In Remembrance: Joy Page

 

     Joy Page, the actress who got her start playing the young Bulgarian newlywed who turns to Humphrey Bogart for help in Casablanca, has passed away on April 18, 2008 in Los Angeles. She was 83.

 

     In the classic 1942 film, Page’s character turns to Bogart for help when she and her husband (Helmut Dantine) are unable to raise enough money to purchase the exit visas they need to flee to America. Rather than see her give in to Capt. Renault’s (Claude Rains) more physically intimate offer in exchange for the documents, Bogart’s Rick allows her husband to win at roulette enough money to buy them.

 

     Born on Nov. 9, 1924, in Los Angeles, Page got the part after studio acting coach Sophie Rosenstein suggested she audition.
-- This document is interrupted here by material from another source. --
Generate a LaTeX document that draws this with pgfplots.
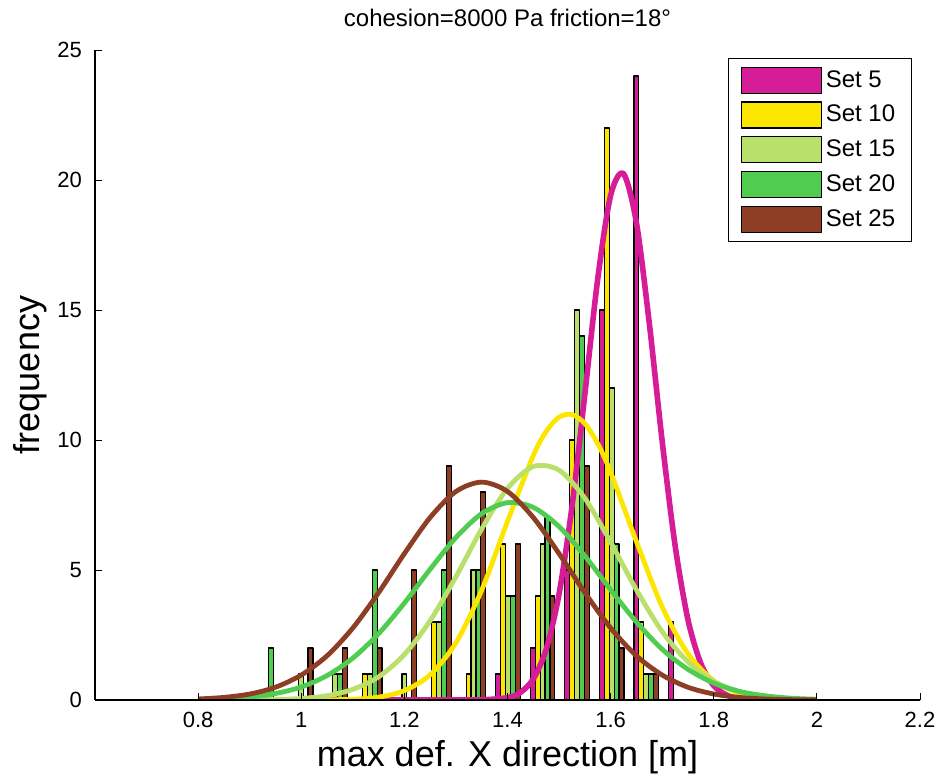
\documentclass[border=0pt]{standalone}
\usepackage{fontspec}
\setmainfont{Liberation Sans}
\usepackage{pgfplots}
\pgfplotsset{compat=1.18}
\definecolor{cMag}{RGB}{214,28,150}
\definecolor{cYel}{RGB}{252,230,0}
\definecolor{cLg}{RGB}{184,224,106}
\definecolor{cGr}{RGB}{80,204,80}
\definecolor{cBr}{RGB}{143,62,38}
\pgfplotsset{mybar/.style={ybar, bar width=0.0095, bar shift=0pt, draw=black, line width=0.6pt, fill=#1,
  legend image code/.code={\draw[fill=#1,draw=black,line width=0.6pt] (0pt,-6.5pt) rectangle (40pt,6.5pt);}}}
\begin{document}
\begin{tikzpicture}
\begin{axis}[
  at={(0,0)}, anchor=south west,
  scale only axis, width=412.5pt, height=325pt,
  xmin=0.6, xmax=2.2, ymin=0, ymax=25,
  axis x line*=bottom, axis y line*=left,
  xtick={0.8,1,1.2,1.4,1.6,1.8,2,2.2},
  ytick={0,5,10,15,20,25},
  tick align=inside, major tick length=3.5pt,
  tick style={black, line width=0.5pt},
  axis line style={black, line width=0.6pt},
  /pgf/number format/assume math mode=true,
  tick label style={font=\fontsize{11}{12}\selectfont},
  yticklabel style={xshift=-3pt},
  xticklabel style={yshift=-2.5pt},
  every axis title shift=0pt,
  title={cohesion=8000 Pa friction=18°},
  title style={at={(axis description cs:0.5,1.0354)}, anchor=base, inner sep=0pt, font=\fontsize{12}{14}\selectfont},
  xlabel={max def. X direction [m]},
  xlabel style={at={(axis description cs:0.5,-0.103)}, anchor=base, inner sep=0pt, font=\fontsize{18}{20}\selectfont},
  ylabel={frequency},
  ylabel style={at={(axis description cs:-0.0667,0.5)}, anchor=base, rotate=0, inner sep=0pt, font=\fontsize{18}{20}\selectfont},
  legend style={at={(0.99,0.988)}, anchor=north east, draw=black, line width=0.6pt, font=\fontsize{12}{14}\selectfont, row sep=3.5pt, inner xsep=6pt, inner ysep=4pt, cells={anchor=west}},
  legend cell align=left,
  axis on top,
  line join=round,
]
% Set 5
\addplot[mybar=cMag] coordinates {(1.382,1)(1.449,2)(1.516,5)(1.583,15)(1.650,24)(1.717,3)};
\addlegendentry{Set 5}
% Set 10
\addplot[mybar=cYel] coordinates {(1.1235,1)(1.2575,3)(1.3245,1)(1.3915,6)(1.4585,4)(1.5255,10)(1.5925,22)(1.6595,3)};
\addlegendentry{Set 10}
% Set 15
\addplot[mybar=cLg] coordinates {(0.999,1)(1.066,1)(1.133,1)(1.200,1)(1.267,3)(1.334,5)(1.401,4)(1.468,6)(1.535,15)(1.602,12)(1.669,1)};
\addlegendentry{Set 15}
% Set 20
\addplot[mybar=cGr] coordinates {(0.9415,2)(1.0755,1)(1.1425,5)(1.2765,5)(1.3435,5)(1.4105,4)(1.4775,7)(1.5445,14)(1.6115,6)(1.6785,1)};
\addlegendentry{Set 20}
% Set 25
\addplot[mybar=cBr] coordinates {(1.018,2)(1.085,2)(1.152,2)(1.219,5)(1.286,9)(1.353,8)(1.420,6)(1.487,4)(1.554,9)(1.621,2)(1.688,1)};
\addlegendentry{Set 25}
% fitted curves
\addplot[cMag, line width=2.8pt, smooth, forget plot] coordinates {(0.8,0)(1.0,0)(1.2,0)(1.3,0)(1.35,0.006)(1.4,0.09)(1.425,0.29)(1.45,0.81)(1.475,1.95)(1.5,4.08)(1.525,7.43)(1.55,11.76)(1.575,16.2)(1.6,19.41)(1.625,20.24)(1.65,18.36)(1.675,14.49)(1.7,9.95)(1.725,5.95)(1.75,3.09)(1.775,1.40)(1.8,0.55)(1.825,0.19)(1.85,0.056)(1.9,0.003)(2.0,0)};
\addplot[cYel, line width=2.4pt, smooth, forget plot] coordinates {(0.8,0)(0.9,0)(1.0,0.001)(1.05,0.007)(1.1,0.03)(1.15,0.11)(1.2,0.36)(1.25,0.97)(1.3,2.2)(1.35,4.23)(1.4,6.87)(1.45,9.4)(1.475,10.33)(1.5,10.88)(1.525,10.98)(1.55,10.63)(1.575,9.86)(1.6,8.76)(1.65,6.10)(1.7,3.58)(1.75,1.78)(1.8,0.74)(1.85,0.26)(1.9,0.08)(1.95,0.02)(2.0,0.004)};
\addplot[cLg, line width=2.4pt, smooth, forget plot] coordinates {(0.8,0.0003)(0.85,0.0014)(0.9,0.0055)(0.95,0.019)(1.0,0.06)(1.05,0.165)(1.1,0.41)(1.15,0.89)(1.2,1.75)(1.25,3.05)(1.3,4.74)(1.35,6.58)(1.4,8.14)(1.45,8.98)(1.5,8.84)(1.55,7.76)(1.6,6.07)(1.65,4.24)(1.7,2.63)(1.75,1.47)(1.8,0.72)(1.85,0.32)(1.9,0.125)(1.95,0.044)(2.0,0.014)};
\addplot[cGr, line width=2.4pt, smooth, forget plot] coordinates {(0.8,0.019)(0.85,0.048)(0.9,0.114)(0.95,0.25)(1.0,0.50)(1.05,0.94)(1.1,1.61)(1.15,2.55)(1.2,3.73)(1.25,5.03)(1.3,6.25)(1.35,7.17)(1.4,7.59)(1.45,7.41)(1.5,6.67)(1.55,5.54)(1.6,4.24)(1.65,3.00)(1.7,1.95)(1.75,1.18)(1.8,0.65)(1.85,0.33)(1.9,0.16)(1.95,0.069)(2.0,0.028)};
\addplot[cBr, line width=2.4pt, smooth, forget plot] coordinates {(0.8,0.039)(0.85,0.10)(0.9,0.23)(0.95,0.49)(1.0,0.96)(1.05,1.70)(1.1,2.77)(1.15,4.13)(1.2,5.63)(1.25,7.02)(1.3,8.02)(1.35,8.38)(1.4,8.02)(1.45,7.02)(1.5,5.63)(1.55,4.13)(1.6,2.77)(1.65,1.70)(1.7,0.96)(1.75,0.49)(1.8,0.23)(1.85,0.10)(1.9,0.039)(1.95,0.014)(2.0,0.005)};
\end{axis}
\pgfresetboundingbox
\path (-47.5pt,-41.5pt) rectangle (423.5pt,350pt);
\end{tikzpicture}
\end{document}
Her step father, studio chief Jack L. Warner, wasn’t thrilled that the 17-year old Beverly Hills High School senior, daughter of Warner’s wife Ann Boyar by a previous marriage to silent screen actor Don Alvarado, wanted to get into acting. Despite a good performance in the film, Warner never offered her a contract with the studio.

 

     Instead, Page went on to make only a handful of films at a variety of studios. Her second role was over at Warners rival MGM, where she played Ronald Coleman’s daughter in adventure-fantasy Kismet. For Universal, she made Man-Eater Of Kumaon (1948) with Sabu and The Shrike (1955) with Jose Ferrer and June Allyson. She starred opposite Robert Stack in Republic’s Bullfighter And The Lady (1955). Two years later, she appeared with Stack again in the western Conquest Of Cochise at Columbia with William Castle directing.

 

     Page also worked in the emerging medium of television, appearing on such shows as The Ford Television Theater, Studio 57, Schlitz Playhouse Of Stars, Wagon Train and Cheyenne.

 

     Her final film was the 1958 Disney picture Tonka. She retired from acting in 1960.